Sustainable Reduced-Order Thermal Modeling for Energy-Efficient Real-Time Control of Grid-Scale Energy Storage Systems

Grid-scale lithium-ion storage must deliver fast, reliable thermal control during dynamic grid services, yet high-fidelity thermal models are too slow for real-time use and inefficient cooling inflates energy and safety costs. This study develops and validates a reduced-order thermal modeling framework for grid-scale lithium-ion battery energy storage, targeting real-time thermal management. The framework uses proper orthogonal decomposition to capture dominant thermal dynamics across frequency regulation, peak shaving, and fast charging. Across scenarios, it delivers 15.2–22.3× computational speedups versus a detailed model while maintaining RMS temperature errors of 7.8 °C (frequency regulation), 34.4 °C (peak shaving), and 23.3 °C (fast charging). Spatial analysis identifies inter-zone temperature gradients up to 1.0 °C under severe loading, motivating targeted cooling strategies. Cooling energy scales nonlinearly with load intensity, from 5.44 kWh in frequency regulation to over 300 kWh in peak shaving, with cooling efficiencies spanning 17.27% to 8.94%. The reduced-order model achieves sub-0.1 s computational solve time per control cycle, suggesting feasibility for real-time integration into industrial battery-management systems under the tested simulation settings.

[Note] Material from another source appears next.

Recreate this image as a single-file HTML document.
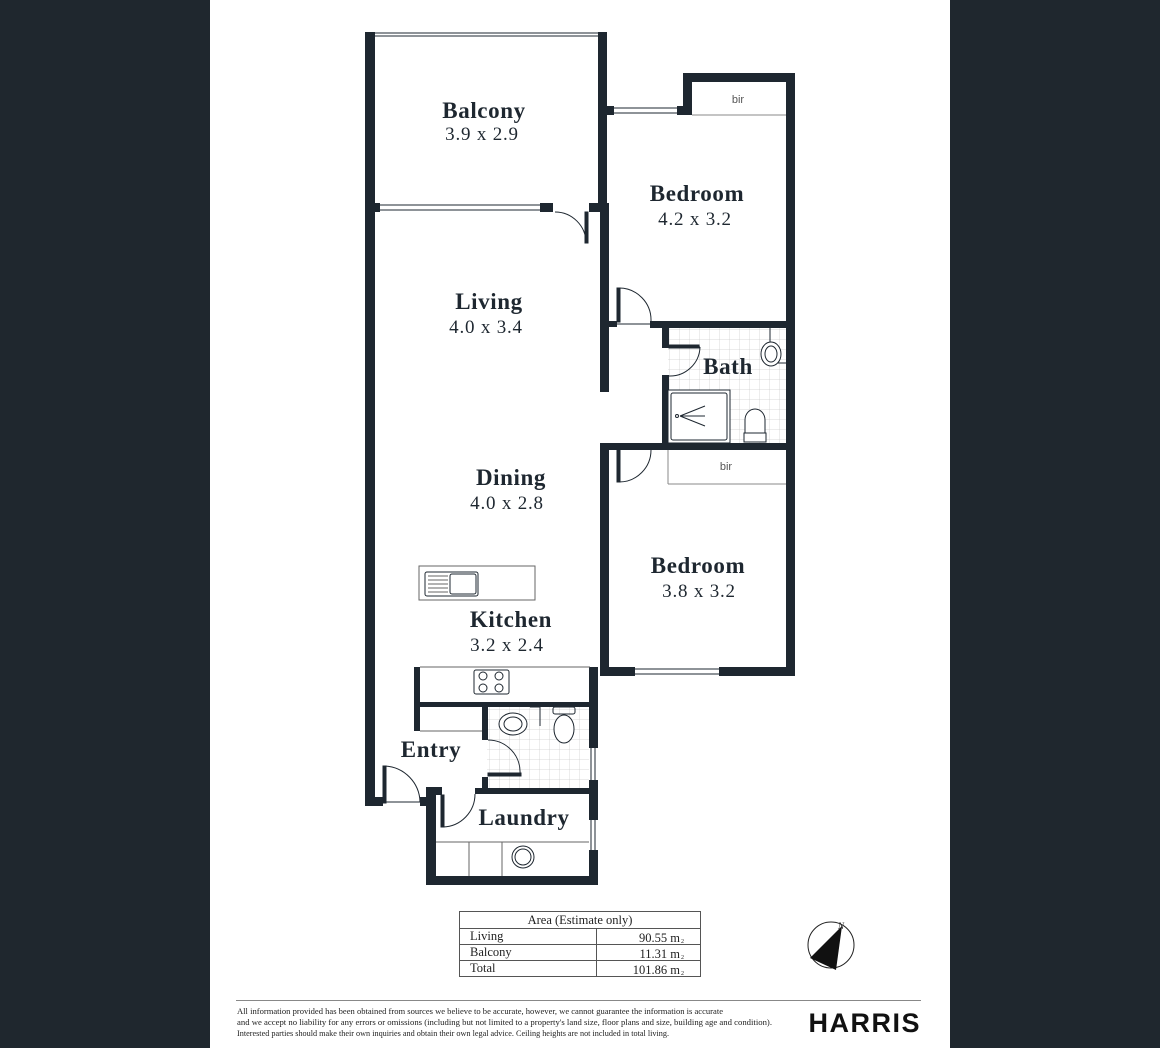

Collectively, the results show that reduced-order thermal models can balance accuracy and computational efficiency for several grid services in the simulated scenarios, while high-power operation benefits from scenario-specific calibration and controller tuning. Practically, the benchmarks and workflow support decisions on predictive cooling schedules, temperature limits, and service prioritization to minimize parasitic energy.